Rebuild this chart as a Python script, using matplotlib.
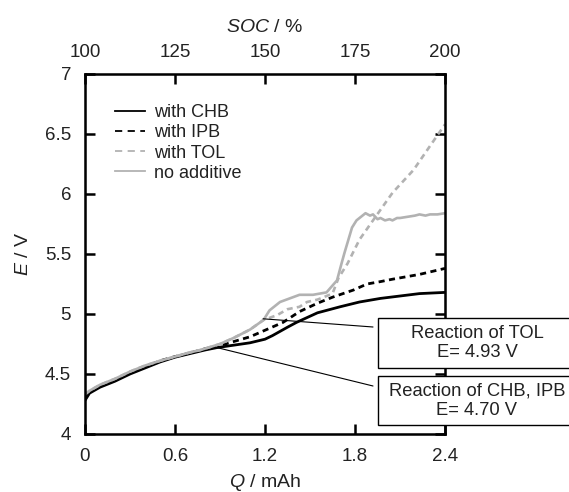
import matplotlib
matplotlib.use("Agg")
import matplotlib.pyplot as plt
from matplotlib.patches import Rectangle
from matplotlib.lines import Line2D

plt.rcParams['font.family'] = ['Liberation Sans', 'DejaVu Sans']
plt.rcParams['mathtext.fontset'] = 'custom'
plt.rcParams['mathtext.rm'] = 'Liberation Sans'
plt.rcParams['mathtext.it'] = 'Liberation Sans:italic'

# ---- data ----
q_chb = [0, 0.03, 0.1, 0.2, 0.3, 0.4, 0.5, 0.6, 0.7, 0.8, 0.88, 0.99, 1.1, 1.2,
         1.25, 1.35, 1.41, 1.55, 1.7, 1.83, 1.97, 2.1, 2.23, 2.4]
e_chb = [4.28, 4.34, 4.39, 4.44, 4.50, 4.55, 4.60, 4.64, 4.67, 4.70, 4.72, 4.74, 4.76, 4.79,
         4.82, 4.89, 4.93, 5.01, 5.06, 5.10, 5.13, 5.15, 5.17, 5.18]

q_ipb = [0, 0.03, 0.1, 0.2, 0.3, 0.4, 0.5, 0.6, 0.7, 0.8, 0.88, 0.99, 1.1, 1.21,
         1.32, 1.43, 1.55, 1.65, 1.79, 1.88, 1.97, 2.05, 2.23, 2.4]
e_ipb = [4.32, 4.35, 4.40, 4.45, 4.51, 4.56, 4.61, 4.645, 4.675, 4.71, 4.73, 4.77, 4.81, 4.87,
         4.93, 5.02, 5.09, 5.14, 5.20, 5.25, 5.27, 5.29, 5.33, 5.38]

q_tol = [0, 0.03, 0.1, 0.2, 0.3, 0.4, 0.5, 0.6, 0.7, 0.77, 0.9, 0.99, 1.1, 1.19,
         1.28, 1.35, 1.43, 1.48, 1.55, 1.65, 1.69, 1.75, 1.83, 1.92, 2.05, 2.19, 2.3, 2.4]
e_tol = [4.33, 4.36, 4.41, 4.46, 4.52, 4.57, 4.61, 4.645, 4.68, 4.70, 4.75, 4.80, 4.87, 4.95,
         4.99, 5.04, 5.06, 5.10, 5.12, 5.17, 5.30, 5.42, 5.62, 5.78, 6.01, 6.20, 6.40, 6.58]

q_none = [0, 0.03, 0.1, 0.2, 0.3, 0.4, 0.5, 0.6, 0.7, 0.77, 0.9, 0.99, 1.1, 1.19,
          1.23, 1.3, 1.43, 1.52, 1.61, 1.68, 1.71, 1.73, 1.78, 1.81, 1.85, 1.87, 1.9, 1.92,
          1.95, 1.97, 2.0, 2.03, 2.05, 2.08, 2.1, 2.15, 2.2, 2.23, 2.27, 2.3, 2.35, 2.4]
e_none = [4.33, 4.36, 4.41, 4.46, 4.52, 4.57, 4.61, 4.645, 4.68, 4.70, 4.75, 4.80, 4.87, 4.95,
          5.03, 5.10, 5.16, 5.16, 5.18, 5.28, 5.42, 5.51, 5.72, 5.78, 5.82, 5.84, 5.82, 5.83,
          5.79, 5.80, 5.78, 5.79, 5.78, 5.80, 5.80, 5.81, 5.82, 5.83, 5.82, 5.83, 5.83, 5.84]

labels = ['with CHB', 'with IPB', 'with TOL', 'no additive']
x_ticks = [0, 0.6, 1.2, 1.8, 2.4]
x_ticklabels = ['0', '0.6', '1.2', '1.8', '2.4']
y_ticks = [4, 4.5, 5, 5.5, 6, 6.5, 7]
y_ticklabels = ['4', '4.5', '5', '5.5', '6', '6.5', '7']
soc_ticks = [100, 125, 150, 175, 200]
notes = ['Reaction of TOL\nE= 4.93 V', 'Reaction of CHB, IPB\nE= 4.70 V']
note_points = [(1.187, 4.96), (0.88, 4.72)]

gray = '#b2b2b2'
txt_col = '#222222'
W, H = 569, 492
fig = plt.figure(figsize=(W / 100, H / 100), dpi=100)
ax = fig.add_axes([85 / W, 1 - 434 / H, 360 / W, 360 / H])

ax.plot(q_chb, e_chb, color='black', lw=2.0, label=labels[0])
ax.plot(q_ipb, e_ipb, color='black', lw=2.0, ls=(0, (2.2, 1.6)), label=labels[1])
ax.plot(q_tol, e_tol, color=gray, lw=1.9, ls=(0, (2.2, 1.6)), label=labels[2])
ax.plot(q_none, e_none, color=gray, lw=1.9, label=labels[3])

ax.set_xlim(0, 2.4)
ax.set_ylim(4, 7)
ax.set_xticks(x_ticks)
ax.set_xticklabels(x_ticklabels)
ax.set_yticks(y_ticks)
ax.set_yticklabels(y_ticklabels)
ax.tick_params(direction='in', length=7, width=1.8, labelsize=13.5, pad=10,
               top=False, right=True, color='black', labelcolor=txt_col)
for s in ax.spines.values():
    s.set_linewidth(1.8)

ax.set_xlabel('$\\it{Q}$ / mAh', fontsize=14, labelpad=5, color=txt_col)
ax.set_ylabel('$\\it{E}$ / V', fontsize=14, labelpad=9, color=txt_col)

top = ax.twiny()
top.set_xlim(100, 200)
top.set_xticks(soc_ticks)
top.tick_params(direction='in', length=7, width=1.8, labelsize=13.5, pad=9,
                color='black', labelcolor=txt_col)
top.set_xlabel('$\\it{SOC}$ / %', fontsize=14, labelpad=9, color=txt_col)

handles = [Line2D([], [], color='black', lw=1.3),
           Line2D([], [], color='black', lw=1.3, ls=(0, (4, 3))),
           Line2D([], [], color=gray, lw=1.3, ls=(0, (4, 3))),
           Line2D([], [], color=gray, lw=1.3)]
leg = ax.legend(handles, labels, loc='upper left', bbox_to_anchor=(30 / 360, 1 - 30 / 360),
                frameon=False, fontsize=13, handlelength=1.65, handletextpad=0.5,
                labelspacing=0.18, borderpad=0, borderaxespad=0)
for t in leg.get_texts():
    t.set_color(txt_col)

boxes = [(378, H - 368, 198, 50), (378, H - 425, 198, 49)]
ends = [(373, H - 327), (373, H - 386)]
for (bx, by, bw, bh), txt, pt, end in zip(boxes, notes, note_points, ends):
    fig.patches.append(Rectangle((bx / W, by / H), bw / W, bh / H, transform=fig.transFigure,
                                 facecolor='white', edgecolor='black', lw=1.0, zorder=5))
    fig.text((bx + bw / 2) / W, (by + bh / 2) / H, txt, ha='center', va='center',
             fontsize=13.2, linespacing=1.22, zorder=6, color=txt_col)
    ax.annotate('', xy=pt, xycoords='data', xytext=end, textcoords='figure pixels',
                arrowprops=dict(arrowstyle='-', lw=0.8, color='black',
                                shrinkA=0, shrinkB=0), annotation_clip=False)

fig.savefig('out.png', dpi=100)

──────

Instructions for the task: Set the lines above down again, word for word, from the first through the one containing "plt.rcParams['mathtext.it'] = 'Liberation"; pictures excluded.

Finished exercise:
Rebuild this chart as a Python script, using matplotlib.
import matplotlib
matplotlib.use("Agg")
import matplotlib.pyplot as plt
from matplotlib.patches import Rectangle
from matplotlib.lines import Line2D

plt.rcParams['font.family'] = ['Liberation Sans', 'DejaVu Sans']
plt.rcParams['mathtext.fontset'] = 'custom'
plt.rcParams['mathtext.rm'] = 'Liberation Sans'
plt.rcParams['mathtext.it'] = 'Liberation Sans:italic'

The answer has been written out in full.